● Plotting code records:
§
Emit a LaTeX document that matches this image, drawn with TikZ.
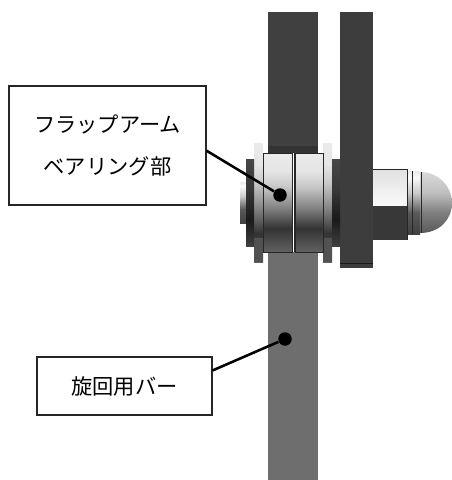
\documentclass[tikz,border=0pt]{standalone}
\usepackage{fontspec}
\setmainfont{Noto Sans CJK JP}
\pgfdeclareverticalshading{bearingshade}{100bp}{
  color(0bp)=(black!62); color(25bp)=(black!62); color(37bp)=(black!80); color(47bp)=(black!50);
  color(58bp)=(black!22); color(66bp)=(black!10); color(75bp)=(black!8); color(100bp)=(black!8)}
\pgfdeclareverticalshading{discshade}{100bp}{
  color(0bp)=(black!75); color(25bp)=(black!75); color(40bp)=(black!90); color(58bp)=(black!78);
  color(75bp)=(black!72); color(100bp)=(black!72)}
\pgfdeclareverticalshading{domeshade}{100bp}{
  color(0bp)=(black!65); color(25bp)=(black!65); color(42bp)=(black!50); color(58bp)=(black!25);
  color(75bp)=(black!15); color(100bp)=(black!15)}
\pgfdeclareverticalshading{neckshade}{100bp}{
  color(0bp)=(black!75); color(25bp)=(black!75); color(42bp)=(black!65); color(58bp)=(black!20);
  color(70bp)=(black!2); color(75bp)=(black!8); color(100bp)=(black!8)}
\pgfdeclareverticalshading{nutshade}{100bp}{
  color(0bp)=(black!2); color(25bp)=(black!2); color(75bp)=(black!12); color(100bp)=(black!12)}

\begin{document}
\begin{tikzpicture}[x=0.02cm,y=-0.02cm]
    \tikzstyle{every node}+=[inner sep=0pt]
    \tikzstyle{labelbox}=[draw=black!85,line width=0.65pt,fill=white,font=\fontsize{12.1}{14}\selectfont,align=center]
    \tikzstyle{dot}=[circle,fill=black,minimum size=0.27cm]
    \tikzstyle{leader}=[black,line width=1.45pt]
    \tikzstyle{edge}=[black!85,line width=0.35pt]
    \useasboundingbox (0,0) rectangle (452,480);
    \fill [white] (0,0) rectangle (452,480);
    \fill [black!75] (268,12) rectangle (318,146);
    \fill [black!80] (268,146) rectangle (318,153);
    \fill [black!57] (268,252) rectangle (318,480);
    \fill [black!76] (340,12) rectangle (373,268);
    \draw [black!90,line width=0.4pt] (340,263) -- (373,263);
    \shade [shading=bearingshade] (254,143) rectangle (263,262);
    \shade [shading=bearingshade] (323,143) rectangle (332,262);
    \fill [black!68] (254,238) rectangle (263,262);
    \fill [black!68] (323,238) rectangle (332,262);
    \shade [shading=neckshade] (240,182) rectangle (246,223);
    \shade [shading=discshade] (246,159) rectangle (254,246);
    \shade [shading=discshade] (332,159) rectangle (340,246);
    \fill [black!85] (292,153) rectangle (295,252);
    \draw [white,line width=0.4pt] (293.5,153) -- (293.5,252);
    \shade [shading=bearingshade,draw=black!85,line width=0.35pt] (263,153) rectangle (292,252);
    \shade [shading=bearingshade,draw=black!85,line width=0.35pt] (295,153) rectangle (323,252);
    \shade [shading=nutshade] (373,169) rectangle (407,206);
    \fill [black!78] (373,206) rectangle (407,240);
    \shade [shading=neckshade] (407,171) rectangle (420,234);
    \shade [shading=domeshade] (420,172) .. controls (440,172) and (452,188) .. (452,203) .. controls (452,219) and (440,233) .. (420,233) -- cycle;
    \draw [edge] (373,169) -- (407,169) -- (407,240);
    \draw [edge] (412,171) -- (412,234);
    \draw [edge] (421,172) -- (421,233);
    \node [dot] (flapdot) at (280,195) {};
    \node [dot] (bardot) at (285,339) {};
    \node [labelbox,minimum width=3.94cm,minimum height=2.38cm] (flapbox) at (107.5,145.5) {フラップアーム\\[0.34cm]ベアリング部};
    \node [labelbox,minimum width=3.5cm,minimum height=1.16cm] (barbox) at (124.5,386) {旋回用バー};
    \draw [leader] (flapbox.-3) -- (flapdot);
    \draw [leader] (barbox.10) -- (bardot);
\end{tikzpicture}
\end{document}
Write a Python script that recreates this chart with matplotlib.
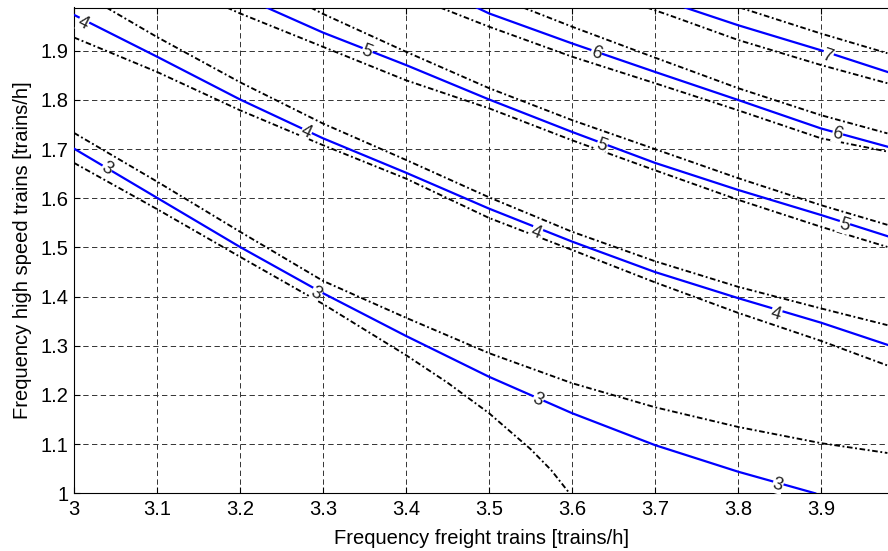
§
● Exercise prompt: All preceding records should be duplicated verbatim, images excepted.

● Complete output:
Emit a LaTeX document that matches this image, drawn with TikZ.
\documentclass[tikz,border=0pt]{standalone}
\usepackage{fontspec}
\setmainfont{Noto Sans CJK JP}
\pgfdeclareverticalshading{bearingshade}{100bp}{
  color(0bp)=(black!62); color(25bp)=(black!62); color(37bp)=(black!80); color(47bp)=(black!50);
  color(58bp)=(black!22); color(66bp)=(black!10); color(75bp)=(black!8); color(100bp)=(black!8)}
\pgfdeclareverticalshading{discshade}{100bp}{
  color(0bp)=(black!75); color(25bp)=(black!75); color(40bp)=(black!90); color(58bp)=(black!78);
  color(75bp)=(black!72); color(100bp)=(black!72)}
\pgfdeclareverticalshading{domeshade}{100bp}{
  color(0bp)=(black!65); color(25bp)=(black!65); color(42bp)=(black!50); color(58bp)=(black!25);
  color(75bp)=(black!15); color(100bp)=(black!15)}
\pgfdeclareverticalshading{neckshade}{100bp}{
  color(0bp)=(black!75); color(25bp)=(black!75); color(42bp)=(black!65); color(58bp)=(black!20);
  color(70bp)=(black!2); color(75bp)=(black!8); color(100bp)=(black!8)}
\pgfdeclareverticalshading{nutshade}{100bp}{
  color(0bp)=(black!2); color(25bp)=(black!2); color(75bp)=(black!12); color(100bp)=(black!12)}

\begin{document}
\begin{tikzpicture}[x=0.02cm,y=-0.02cm]
    \tikzstyle{every node}+=[inner sep=0pt]
    \tikzstyle{labelbox}=[draw=black!85,line width=0.65pt,fill=white,font=\fontsize{12.1}{14}\selectfont,align=center]
    \tikzstyle{dot}=[circle,fill=black,minimum size=0.27cm]
    \tikzstyle{leader}=[black,line width=1.45pt]
    \tikzstyle{edge}=[black!85,line width=0.35pt]
    \useasboundingbox (0,0) rectangle (452,480);
    \fill [white] (0,0) rectangle (452,480);
    \fill [black!75] (268,12) rectangle (318,146);
    \fill [black!80] (268,146) rectangle (318,153);
    \fill [black!57] (268,252) rectangle (318,480);
    \fill [black!76] (340,12) rectangle (373,268);
    \draw [black!90,line width=0.4pt] (340,263) -- (373,263);
    \shade [shading=bearingshade] (254,143) rectangle (263,262);
    \shade [shading=bearingshade] (323,143) rectangle (332,262);
    \fill [black!68] (254,238) rectangle (263,262);
    \fill [black!68] (323,238) rectangle (332,262);
    \shade [shading=neckshade] (240,182) rectangle (246,223);
    \shade [shading=discshade] (246,159) rectangle (254,246);
    \shade [shading=discshade] (332,159) rectangle (340,246);
    \fill [black!85] (292,153) rectangle (295,252);
    \draw [white,line width=0.4pt] (293.5,153) -- (293.5,252);
    \shade [shading=bearingshade,draw=black!85,line width=0.35pt] (263,153) rectangle (292,252);
    \shade [shading=bearingshade,draw=black!85,line width=0.35pt] (295,153) rectangle (323,252);
    \shade [shading=nutshade] (373,169) rectangle (407,206);
    \fill [black!78] (373,206) rectangle (407,240);
    \shade [shading=neckshade] (407,171) rectangle (420,234);
    \shade [shading=domeshade] (420,172) .. controls (440,172) and (452,188) .. (452,203) .. controls (452,219) and (440,233) .. (420,233) -- cycle;
    \draw [edge] (373,169) -- (407,169) -- (407,240);
    \draw [edge] (412,171) -- (412,234);
    \draw [edge] (421,172) -- (421,233);
    \node [dot] (flapdot) at (280,195) {};
    \node [dot] (bardot) at (285,339) {};
    \node [labelbox,minimum width=3.94cm,minimum height=2.38cm] (flapbox) at (107.5,145.5) {フラップアーム\\[0.34cm]ベアリング部};
    \node [labelbox,minimum width=3.5cm,minimum height=1.16cm] (barbox) at (124.5,386) {旋回用バー};
    \draw [leader] (flapbox.-3) -- (flapdot);
    \draw [leader] (barbox.10) -- (bardot);
\end{tikzpicture}
\end{document}
Write a Python script that recreates this chart with matplotlib.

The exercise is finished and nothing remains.